Antes que llueva en Centro Habana

Foto: Roberto Ruiz

Foto: Roberto Ruiz

Les advierto que jamás hay que leer todo un país en el destino de una sola persona, en su circunstancia pasajera o definitiva. Esto, de plano, es imposible. Así que para qué.

Es de mal gusto andar por ahí a la caza de símbolos gratuitos que supuestamente resuman el conjunto, indecible, de lo que hemos sido, somos o seremos como nación. (Los periodistas, claro, tenemos muy mal gusto).

Sin embargo, jamás hay que renunciar a leer esos fragmentos irrepetibles y esenciales de país que se revelan en la vida de cualquiera de nosotros.

Hay tanto niño risueño en Cuba que quizá a alguien se le ocurra exportar sonrisas infantiles. Pero nunca será más que propaganda política el procedimiento de fotografiar el rostro sonriente de un pionero para luego decretar de manera absoluta en la portada de un diario: “Somos felices aquí”.

Tampoco habría que perder de vista que ese niño, en el momento de la foto, por alguna o por muchas razones, está siendo feliz en Cuba. Punto.

La mayoría de las historias no quieren decir más que lo que rectamente dicen. Por ejemplo, que la miseria, el desamparo y la locura son una lluvia demasiado feroz, aunque en La Habana, a veces, haya papas y estén baratas.

***

Va a llover. Camino por Centro Habana con un amigo y una vieja está en el umbral junto a su hija, de unos 30 años. Me llaman para que las ayude a subir medio saco de papas hasta un segundo piso. Ellas han estado esperando que pase algún incauto. Cuando me acerco, la hija, que es la Escualidez con trenzas y en short de mezclilla, me repite automáticamente que suba con las papas (que pesan mucho más que ella) y no dice nada más. Solo aparta a un sato roñoso. La escalera y la habitación están casi sin luz (apenas un foco amarillo), hay fango en el piso, antiguos lamparones de humedad en las paredes. No veo muebles porque la peste a perro mojado lo inunda todo, me marea. Sospecho que es lo que tiene al propio perro sin fuerzas para ladrarme.

Yo asumo que esas papas es lo único que comerán en días.
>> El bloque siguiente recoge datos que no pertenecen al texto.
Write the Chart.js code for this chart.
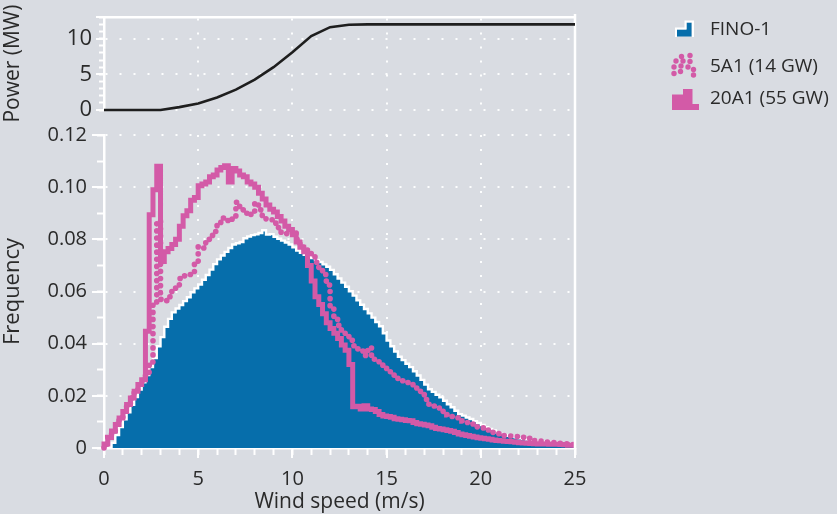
<!DOCTYPE html>
<html><head><meta charset="utf-8">
<script src="https://cdn.jsdelivr.net/npm/chart.js@4.4.0/dist/chart.umd.min.js"></script>
<style>
html,body{margin:0;padding:0;background:#d9dce2;}
#wrap{position:relative;width:837px;height:514px;overflow:hidden;background:#d9dce2;}
canvas{position:absolute;left:0;top:0;}
</style></head><body>
<div id="wrap"><canvas id="bottom" width="837" height="514" style="width:837px;height:514px"></canvas><canvas id="top" width="837" height="514" style="width:837px;height:514px"></canvas></div>
<script>
// ---------- data ----------
const binWidth = 0.2; // m/s
const fino1 = [
0, 0.0005, 0.002, 0.005, 0.008, 0.011, 0.0137, 0.0166, 0.0195, 0.0224,
0.0252, 0.028, 0.031, 0.0345, 0.039, 0.0425, 0.0465, 0.0495, 0.052, 0.0535,
0.0548, 0.0563, 0.0578, 0.0597, 0.0612, 0.0627, 0.0645, 0.0663, 0.0684, 0.0705,
0.0723, 0.0738, 0.0752, 0.0767, 0.078, 0.0785, 0.079, 0.0804, 0.0811, 0.0816,
0.0819, 0.0824, 0.0835, 0.0818, 0.082, 0.081, 0.0802, 0.0795, 0.0788, 0.078,
0.0769, 0.0757, 0.0748, 0.0741, 0.0735, 0.0728, 0.072, 0.0713, 0.0704, 0.0695,
0.0683, 0.0666, 0.065, 0.0634, 0.0618, 0.0601, 0.0584, 0.0566, 0.0549, 0.0533,
0.0516, 0.05, 0.0483, 0.0467, 0.044, 0.0412, 0.039, 0.037, 0.035, 0.0337,
0.0323, 0.031, 0.0294, 0.0278, 0.0261, 0.0243, 0.0225, 0.0215, 0.0204, 0.0194,
0.0181, 0.0168, 0.0156, 0.0143, 0.013, 0.0124, 0.0117, 0.0111, 0.0103, 0.0096,
0.0088, 0.008, 0.0073, 0.0067, 0.006, 0.0054, 0.005, 0.0047, 0.0044, 0.0041,
0.0037, 0.0034, 0.0032, 0.003, 0.0029, 0.0027, 0.0025, 0.0024, 0.0023, 0.0021,
0.0019, 0.0018, 0.0017, 0.0016, 0.0015
];
const scen5A1 = [
0.0015, 0.004, 0.0065, 0.009, 0.0115, 0.014, 0.0167, 0.0192, 0.0218, 0.0243,
0.026, 0.029, 0.033, 0.055, 0.087, 0.057, 0.0565, 0.058, 0.0605, 0.0625,
0.065, 0.066, 0.0665, 0.0675, 0.0715, 0.0772, 0.0767, 0.080, 0.0815, 0.083,
0.086, 0.0882, 0.0872, 0.0869, 0.0882, 0.0942, 0.0913, 0.090, 0.0892, 0.0907,
0.094, 0.0913, 0.0882, 0.0878, 0.0875, 0.0862, 0.0845, 0.0826, 0.0822, 0.0826,
0.0832, 0.080, 0.077, 0.076, 0.075, 0.0742, 0.0712, 0.069, 0.0665, 0.0625,
0.0538, 0.0505, 0.047, 0.0445, 0.043, 0.0413, 0.0392, 0.038, 0.0372, 0.0355,
0.0385, 0.034, 0.0333, 0.0328, 0.0308, 0.030, 0.0285, 0.0275, 0.0265, 0.0258,
0.0251, 0.0245, 0.0232, 0.0219, 0.0205, 0.0186, 0.0168, 0.0161, 0.0155, 0.0149,
0.0139, 0.0128, 0.0121, 0.0116, 0.0111, 0.0104, 0.0098, 0.0092, 0.0087, 0.0081,
0.0077, 0.0071, 0.0066, 0.006, 0.0055, 0.005, 0.0048, 0.0046, 0.0045, 0.0044,
0.0042, 0.0041, 0.0037, 0.0033, 0.0029, 0.0027, 0.0025, 0.0023, 0.0022, 0.0021,
0.002, 0.0018, 0.0016, 0.0014, 0.0013
];
const scen20A1 = [
0.0015, 0.004, 0.0065, 0.009, 0.0115, 0.014, 0.0167, 0.0192, 0.0218, 0.0243,
0.0262, 0.0448, 0.0894, 0.099, 0.108, 0.0715, 0.0752, 0.0765, 0.078, 0.080,
0.085, 0.089, 0.091, 0.095, 0.096, 0.1005, 0.1012, 0.102, 0.104, 0.1047,
0.1066, 0.1075, 0.1082, 0.102, 0.1072, 0.1062, 0.1047, 0.104, 0.102, 0.1012,
0.100, 0.0977, 0.0955, 0.0932, 0.0915, 0.0905, 0.0888, 0.087, 0.085, 0.0838,
0.0818, 0.079, 0.077, 0.0752, 0.070, 0.064, 0.058, 0.055, 0.0515, 0.048,
0.0458, 0.044, 0.042, 0.0395, 0.0375, 0.032, 0.0158, 0.016, 0.015, 0.0162,
0.015, 0.0148, 0.014, 0.0128, 0.0123, 0.0121, 0.0118, 0.0112, 0.011, 0.0108,
0.0105, 0.0104, 0.0098, 0.0093, 0.0091, 0.0088, 0.0085, 0.008, 0.0075, 0.0073,
0.007, 0.0067, 0.0064, 0.0059, 0.0054, 0.0051, 0.0048, 0.0045, 0.0042, 0.0039,
0.0037, 0.0035, 0.0034, 0.0031, 0.0029, 0.0028, 0.0026, 0.0025, 0.0024, 0.0022,
0.002, 0.0019, 0.0018, 0.0017, 0.0016, 0.0015, 0.0015, 0.0015, 0.0014, 0.0014,
0.0014, 0.0013, 0.0012, 0.0011, 0.0011
];
const powerSpeed = [0,1,2,3,4,5,6,7,8,9,10,11,12,13,14,15,16,17,18,19,20,21,22,23,24,25];
const powerMW    = [0,0,0,0,0.4,0.9,1.75,2.85,4.25,6.0,8.1,10.35,11.6,11.95,12,12,12,12,12,12,12,12,12,12,12,12];
const legendLabels = ['FINO-1', '5A1 (14 GW)', '20A1 (55 GW)'];
const xMax = 25;

// ---------- styles ----------
const BLUE = '#066eab', PINK = '#d35aa7', TXT = '#2a2a2a', GRID = 'rgba(255,255,255,0.95)', NONE = 'rgba(0,0,0,0)';
const FAM = "'Open Sans', 'Noto Sans', sans-serif";
Chart.defaults.font.family = FAM;
Chart.defaults.font.size = 20;
Chart.defaults.color = TXT;

const binStarts = fino1.map((_, i) => Math.round(i * binWidth * 10) / 10);
function histPoints(vals) {
  const pts = [{x: 0, y: 0}];
  vals.forEach((v, i) => pts.push({x: binStarts[i], y: v}));
  pts.push({x: xMax, y: vals[vals.length - 1]});
  return pts;
}
function minorAxis(axis, position, min, max, step, len) {
  return { type: 'linear', axis, position, min, max, weight: 0,
    afterFit: s => { if (axis === 'x') s.height = 0; else s.width = 0; },
    ticks: { display: false, stepSize: step, autoSkip: false },
    grid: { drawOnChartArea: false, drawTicks: true, tickLength: len, tickColor: '#fff', tickWidth: 2 },
    border: { display: false } };
}

const legendPlugin = {
  id: 'sideLegend',
  afterDraw(chart) {
    const ctx = chart.ctx;
    ctx.save();
    // FINO-1 icon
    ctx.fillStyle = BLUE;
    ctx.beginPath();
    ctx.moveTo(677, 36.5); ctx.lineTo(677, 29.5); ctx.lineTo(686.5, 29.5); ctx.lineTo(686.5, 22.5);
    ctx.lineTo(691.5, 22.5); ctx.lineTo(691.5, 36.5); ctx.closePath(); ctx.fill();
    ctx.strokeStyle = '#fff'; ctx.lineWidth = 2;
    ctx.beginPath();
    ctx.moveTo(676, 37); ctx.lineTo(676, 28.5); ctx.lineTo(685.5, 28.5); ctx.lineTo(685.5, 21.5);
    ctx.lineTo(693, 21.5); ctx.lineTo(693, 37); ctx.stroke();
    // 5A1 icon (dots)
    ctx.fillStyle = PINK;
    [[690,55.5],[681.5,56.5],[676,61],[683,61],[690,61.5],[674,67],[681,66],[688,67],[693.5,69.5],[674,73.5],[680.5,71.5],[693.5,75]].forEach(p => {
      ctx.beginPath(); ctx.arc(p[0], p[1], 2.7, 0, Math.PI * 2); ctx.fill();
    });
    // 20A1 icon
    ctx.beginPath();
    ctx.moveTo(672, 110); ctx.lineTo(672, 94.5); ctx.lineTo(683, 94.5); ctx.lineTo(683, 89);
    ctx.lineTo(692.5, 89); ctx.lineTo(692.5, 104); ctx.lineTo(699, 104); ctx.lineTo(699, 110);
    ctx.closePath(); ctx.fill();
    // texts
    ctx.fillStyle = TXT;
    ctx.font = "19px " + FAM;
    ctx.textBaseline = 'middle';
    ctx.textAlign = 'left';
    const ys = [30, 66.5, 99];
    legendLabels.forEach((t, i) => ctx.fillText(t, 710, ys[i]));
    ctx.restore();
  }
};

const framePlugin = {
  id: 'frame',
  afterDraw(chart) {
    const {ctx, chartArea} = chart;
    ctx.save();
    ctx.strokeStyle = '#fff'; ctx.lineWidth = 2.5;
    ctx.beginPath(); ctx.moveTo(chartArea.right, 14); ctx.lineTo(chartArea.right, chartArea.bottom + 1); ctx.stroke();
    ctx.restore();
  }
};

// ---------- top chart: power curve ----------
new Chart(document.getElementById('top'), {
  type: 'line',
  data: { datasets: [{
    label: 'Power', data: powerSpeed.map((s, i) => ({x: s, y: powerMW[i]})), xAxisID: 'x', yAxisID: 'y',
    borderColor: '#1e1e1e', borderWidth: 2.6, pointRadius: 0, tension: 0, clip: false
  }]},
  options: {
    responsive: false, animation: false, events: [],
    layout: { padding: { left: 0, right: 262, top: 15, bottom: 404 } },
    plugins: { legend: { display: false }, tooltip: { enabled: false } },
    scales: {
      x: { type: 'linear', position: 'top', min: 0, max: xMax,
        afterFit: s => { s.height = 0; },
        ticks: { display: false, stepSize: 5 },
        grid: { drawTicks: false, lineWidth: 2,
          color: c => (c.tick && c.tick.value > 0 && c.tick.value < xMax) ? GRID : NONE },
        border: { display: true, color: '#fff', width: 2.5, dash: [2, 12] } },
      y: { type: 'linear', min: 0, max: 13, weight: 1,
        afterFit: s => { s.width = 104; },
        ticks: { stepSize: 5, autoSkip: false, padding: 4, font: { size: 22 },
          callback: v => (v % 5 === 0 ? String(v) : '') },
        grid: { tickLength: 8, tickColor: '#fff', tickWidth: 2, lineWidth: 2,
          color: c => (c.tick && c.tick.value % 5 === 0) ? GRID : NONE },
        border: { display: true, color: '#fff', width: 2.5, dash: [2, 12] },
        title: { display: true, text: 'Power (MW)', font: { size: 21 }, padding: { top: 0, bottom: 0 } } },
      yMinor: minorAxis('y', 'left', 0, 13, 1, 5)
    }
  },
  plugins: [legendPlugin]
});

// ---------- bottom chart: frequency histograms ----------
new Chart(document.getElementById('bottom'), {
  type: 'line',
  data: { datasets: [
    { label: legendLabels[0], data: histPoints(fino1), xAxisID: 'x', yAxisID: 'y', stepped: true, fill: 'origin',
      backgroundColor: BLUE, borderColor: '#fff', borderWidth: 2.4, pointRadius: 0, order: 3, clip: false },
    { label: legendLabels[1], data: histPoints(scen5A1), xAxisID: 'x', yAxisID: 'y', stepped: true, fill: false,
      borderColor: PINK, borderWidth: 5.6, borderDash: [0.1, 7], borderCapStyle: 'round',
      pointRadius: 0, order: 2, clip: false },
    { label: legendLabels[2], data: histPoints(scen20A1), xAxisID: 'x', yAxisID: 'y', stepped: true, fill: false,
      borderColor: PINK, borderWidth: 5, borderJoinStyle: 'miter', pointRadius: 0, order: 1, clip: false }
  ]},
  options: {
    responsive: false, animation: false, events: [],
    layout: { padding: { left: 0, right: 262, top: 135, bottom: 0 } },
    plugins: { legend: { display: false }, tooltip: { enabled: false } },
    scales: {
      x: { type: 'linear', position: 'bottom', min: 0, max: xMax, weight: 1,
        afterFit: s => { s.height = 66; },
        ticks: { stepSize: 5, autoSkip: false, maxRotation: 0, padding: 9 },
        grid: { tickLength: 10, tickColor: '#fff', tickWidth: 2, lineWidth: 2,
          color: c => (c.tick && c.tick.value > 0 && c.tick.value < xMax) ? GRID : NONE },
        border: { display: true, color: '#fff', width: 2.5, dash: [2, 12] },
        title: { display: true, text: 'Wind speed (m/s)', font: { size: 21 }, padding: { top: 0, bottom: -1 } } },
      xMinor: minorAxis('x', 'bottom', 0, xMax, 1, 7),
      y: { type: 'linear', min: 0, max: 0.12, weight: 1,
        afterFit: s => { s.width = 104; },
        ticks: { stepSize: 0.02, autoSkip: false, padding: 5,
          callback: v => { const h = Math.round(v * 100); return h === 0 ? '0' : (h / 100).toFixed(2); } },
        grid: { tickLength: 12, tickColor: '#fff', tickWidth: 2, lineWidth: 2,
          color: c => (c.tick && c.tick.value > 0.001) ? GRID : NONE },
        border: { display: true, color: '#fff', width: 2.5, dash: [2, 12] },
        title: { display: true, text: 'Frequency', font: { size: 22 }, padding: { top: 0, bottom: 0 } } },
      yMinor: minorAxis('y', 'left', 0, 0.12, 0.01, 7)
    }
  },
  plugins: [framePlugin]
});
</script>
</body></html>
Cuando bajo, la vieja está hablando con mi amigo. Le está contando que su hija tiene problemas, que está así, distrófica, atontada, sobreviviendo, desde que nació. Su única hija, la pobre, que hasta se defecó en el vientre materno antes de venir al mundo.

Dice la madre que la culpa es del padre ausente, que se volvió alcohólico. Él era teniente coronel y fue miembro de la seguridad de un muy muy alto dirigente del país. Nos cuenta que vino con él hace muchos años para La Habana, porque ella es de Pinar del Río, de San Juan y Martínez.

Mi amigo bromea diciéndole que yo, casualmente, soy de los Martínez de allá, que mi abuelo fue alcalde del pueblo.

La mujer me mira fijo un instante, me agarra del brazo, y me hala con fuerza. Se pone a gritar con los ojos desorbitados:

– Es mío, es mío, es mío….

Yo me suelto de un tirón y ella sigue gritando histérica. Los vecinos de la calle Príncipe se ríen y nos dicen que está loca. Nosotros nos vamos de allí antes que empiece a llover.